All right, a minor error indeed. But this case forms a linchpin of the modern UFO era. It has been reported many thousands of times, so clearly an historical report at the very least would have benefited from a skilled proofreader. Something has to be done to justify spending millions of dollars on a government project.

Of course, there are those toilets selling for more than $800.

That said, perhaps there was pressure from members of the U.S. House and Senate to show evidence that real research was being done. One of the ongoing issues was the fact that AARO and its predecessors seemed to want to focus strictly on sightings beginning in 2004, such as the still-unexplained “TikTok” UAP video.

They seemed to have tunnel vision and were not focusing on decades of sometimes compelling sightings that have continued to mystify those who cared enough to do thorough investigations.

Now perhaps the AARO report was merely a rush job thrown together by, as I suggested, interns who merely read a few UFO books and submitted them to some cursory dismissive explanations.

Maybe.

But it has been clear from the early days that AARO would never stray beyond its claims of a lack of evidence of unknown craft from somewhere out there.

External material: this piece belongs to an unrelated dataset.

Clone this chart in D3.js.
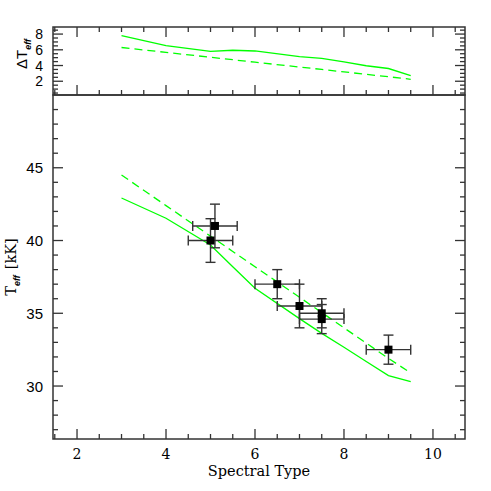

Besides, what does “empirical evidence” mean? Must it be physical evidence of ET’s presence, such as a captured spaceship or the body of a gray? Sure, I suppose the dismissal of Roswell is meant as the answer to that concern. But if that case didn’t exist, there would still be others that cry out for explanations.

What, for example, landed in Varginha, Brazil in 1996, where residents reported both UFOs and possible alien creatures?

All right, I suppose it’s easy for a U.S.-based government study group to ignore cases outside of the country’s boundaries.

Regardless, I didn’t expect AARO to deliver anything meaningful to help take us closer to a solution to the enigma. I didn’t want to be proven wrong, but that’s the way it is.